_Exercise description_: Give back the full listing, character for character, with no pictures.

+-------+

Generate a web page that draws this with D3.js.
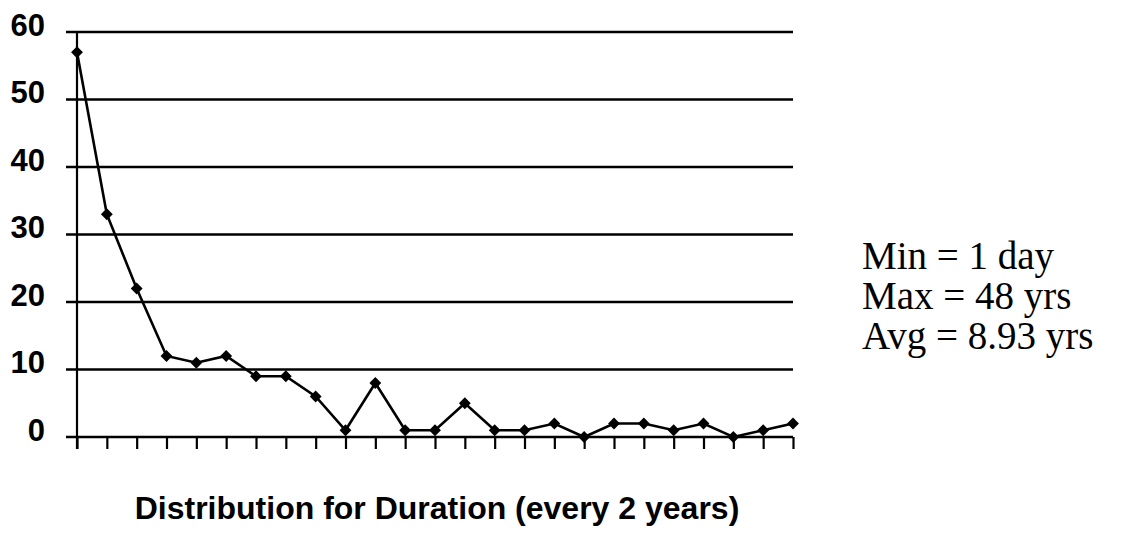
<!DOCTYPE html>
<html>
<head>
<meta charset="utf-8">
<script src="https://cdn.jsdelivr.net/npm/d3@7"></script>
<style>
  body { margin: 0; background: #fff; }
  svg { display: block; }
</style>
</head>
<body>
<svg id="chart" width="1134" height="553"></svg>
<script>
// counts per 2-year duration bucket
var counts = [57, 33, 22, 12, 11, 12, 9, 9, 6, 1, 8, 1, 1, 5, 1, 1, 2, 0, 2, 2, 1, 2, 0, 1, 2];
var yTicks = [0, 10, 20, 30, 40, 50, 60];
var statLines = ["Min = 1 day", "Max = 48 yrs", "Avg = 8.93 yrs"];
var title = "Distribution for Duration (every 2 years)";

var svg = d3.select("#chart"),
    margin = {top: 32, left: 77, right: 341, bottom: 116},
    width = +svg.attr("width") - margin.left - margin.right,
    height = +svg.attr("height") - margin.top - margin.bottom;

var x = d3.scaleLinear().domain([0, counts.length - 1]).range([0, width]);
var y = d3.scaleLinear().domain([0, 60]).range([height, 0]);

var g = svg.append("g")
    .attr("transform", "translate(" + margin.left + "," + margin.top + ")");

// horizontal gridlines (incl. the baseline)
g.selectAll("line.grid")
  .data(yTicks).enter()
  .append("line")
    .attr("class", "grid")
    .attr("x1", -11).attr("x2", width)
    .attr("y1", function(d){ return y(d); })
    .attr("y2", function(d){ return y(d); })
    .attr("stroke", "#000")
    .attr("stroke-width", 2.4);

// y axis
var yAxis = d3.axisLeft(y).tickValues(yTicks).tickSize(0).tickPadding(32);
g.append("g")
    .call(yAxis)
    .call(function(s){
      s.select(".domain").remove();
      s.selectAll("text")
        .attr("dy", "0.1em")
        .attr("font-family", "Liberation Sans, Arial, sans-serif")
        .attr("font-weight", "bold")
        .attr("font-size", 31)
        .attr("fill", "#000");
    });

g.append("line")
    .attr("x1", 0).attr("x2", 0)
    .attr("y1", 0).attr("y2", height + 12)
    .attr("stroke", "#000").attr("stroke-width", 2.2);

// x axis ticks (no labels)
var xAxis = d3.axisBottom(x).tickValues(d3.range(counts.length))
    .tickSize(12).tickFormat("");
g.append("g")
    .attr("transform", "translate(0," + height + ")")
    .call(xAxis)
    .call(function(s){
      s.select(".domain").remove();
      s.selectAll("line").attr("stroke", "#000").attr("stroke-width", 2.2);
    });

// the series
var line = d3.line()
    .x(function(d, i){ return x(i); })
    .y(function(d){ return y(d); });

g.append("path")
    .datum(counts)
    .attr("d", line)
    .attr("fill", "none")
    .attr("stroke", "#000")
    .attr("stroke-width", 2.6);

g.selectAll("path.pt")
  .data(counts).enter()
  .append("path")
    .attr("class", "pt")
    .attr("d", d3.symbol().type(d3.symbolSquare).size(70))
    .attr("transform", function(d, i){ return "translate(" + x(i) + "," + y(d) + ") rotate(45)"; })
    .attr("fill", "#000");

// stats text
svg.append("g")
  .selectAll("text")
  .data(statLines).enter()
  .append("text")
    .attr("x", 862)
    .attr("y", function(d, i){ return 269 + i * 40; })
    .attr("font-family", "Liberation Serif, Times New Roman, serif")
    .attr("font-size", 39)
    .attr("fill", "#000")
    .text(function(d){ return d; });

// title
svg.append("text")
    .attr("x", 437)
    .attr("y", 519)
    .attr("text-anchor", "middle")
    .attr("font-family", "Liberation Sans, Arial, sans-serif")
    .attr("font-weight", "bold")
    .attr("font-size", 32)
    .attr("fill", "#000")
    .text(title);
</script>
</body>
</html>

+-------+

_Finished answer_:
Generate a web page that draws this with D3.js.
<!DOCTYPE html>
<html>
<head>
<meta charset="utf-8">
<script src="https://cdn.jsdelivr.net/npm/d3@7"></script>
<style>
  body { margin: 0; background: #fff; }
  svg { display: block; }
</style>
</head>
<body>
<svg id="chart" width="1134" height="553"></svg>
<script>
// counts per 2-year duration bucket
var counts = [57, 33, 22, 12, 11, 12, 9, 9, 6, 1, 8, 1, 1, 5, 1, 1, 2, 0, 2, 2, 1, 2, 0, 1, 2];
var yTicks = [0, 10, 20, 30, 40, 50, 60];
var statLines = ["Min = 1 day", "Max = 48 yrs", "Avg = 8.93 yrs"];
var title = "Distribution for Duration (every 2 years)";

var svg = d3.select("#chart"),
    margin = {top: 32, left: 77, right: 341, bottom: 116},
    width = +svg.attr("width") - margin.left - margin.right,
    height = +svg.attr("height") - margin.top - margin.bottom;

var x = d3.scaleLinear().domain([0, counts.length - 1]).range([0, width]);
var y = d3.scaleLinear().domain([0, 60]).range([height, 0]);

var g = svg.append("g")
    .attr("transform", "translate(" + margin.left + "," + margin.top + ")");

// horizontal gridlines (incl. the baseline)
g.selectAll("line.grid")
  .data(yTicks).enter()
  .append("line")
    .attr("class", "grid")
    .attr("x1", -11).attr("x2", width)
    .attr("y1", function(d){ return y(d); })
    .attr("y2", function(d){ return y(d); })
    .attr("stroke", "#000")
    .attr("stroke-width", 2.4);

// y axis
var yAxis = d3.axisLeft(y).tickValues(yTicks).tickSize(0).tickPadding(32);
g.append("g")
    .call(yAxis)
    .call(function(s){
      s.select(".domain").remove();
      s.selectAll("text")
        .attr("dy", "0.1em")
        .attr("font-family", "Liberation Sans, Arial, sans-serif")
        .attr("font-weight", "bold")
        .attr("font-size", 31)
        .attr("fill", "#000");
    });

g.append("line")
    .attr("x1", 0).attr("x2", 0)
    .attr("y1", 0).attr("y2", height + 12)
    .attr("stroke", "#000").attr("stroke-width", 2.2);

// x axis ticks (no labels)
var xAxis = d3.axisBottom(x).tickValues(d3.range(counts.length))
    .tickSize(12).tickFormat("");
g.append("g")
    .attr("transform", "translate(0," + height + ")")
    .call(xAxis)
    .call(function(s){
      s.select(".domain").remove();
      s.selectAll("line").attr("stroke", "#000").attr("stroke-width", 2.2);
    });

// the series
var line = d3.line()
    .x(function(d, i){ return x(i); })
    .y(function(d){ return y(d); });

g.append("path")
    .datum(counts)
    .attr("d", line)
    .attr("fill", "none")
    .attr("stroke", "#000")
    .attr("stroke-width", 2.6);

g.selectAll("path.pt")
  .data(counts).enter()
  .append("path")
    .attr("class", "pt")
    .attr("d", d3.symbol().type(d3.symbolSquare).size(70))
    .attr("transform", function(d, i){ return "translate(" + x(i) + "," + y(d) + ") rotate(45)"; })
    .attr("fill", "#000");

// stats text
svg.append("g")
  .selectAll("text")
  .data(statLines).enter()
  .append("text")
    .attr("x", 862)
    .attr("y", function(d, i){ return 269 + i * 40; })
    .attr("font-family", "Liberation Serif, Times New Roman, serif")
    .attr("font-size", 39)
    .attr("fill", "#000")
    .text(function(d){ return d; });

// title
svg.append("text")
    .attr("x", 437)
    .attr("y", 519)
    .attr("text-anchor", "middle")
    .attr("font-family", "Liberation Sans, Arial, sans-serif")
    .attr("font-weight", "bold")
    .attr("font-size", 32)
    .attr("fill", "#000")
    .text(title);
</script>
</body>
</html>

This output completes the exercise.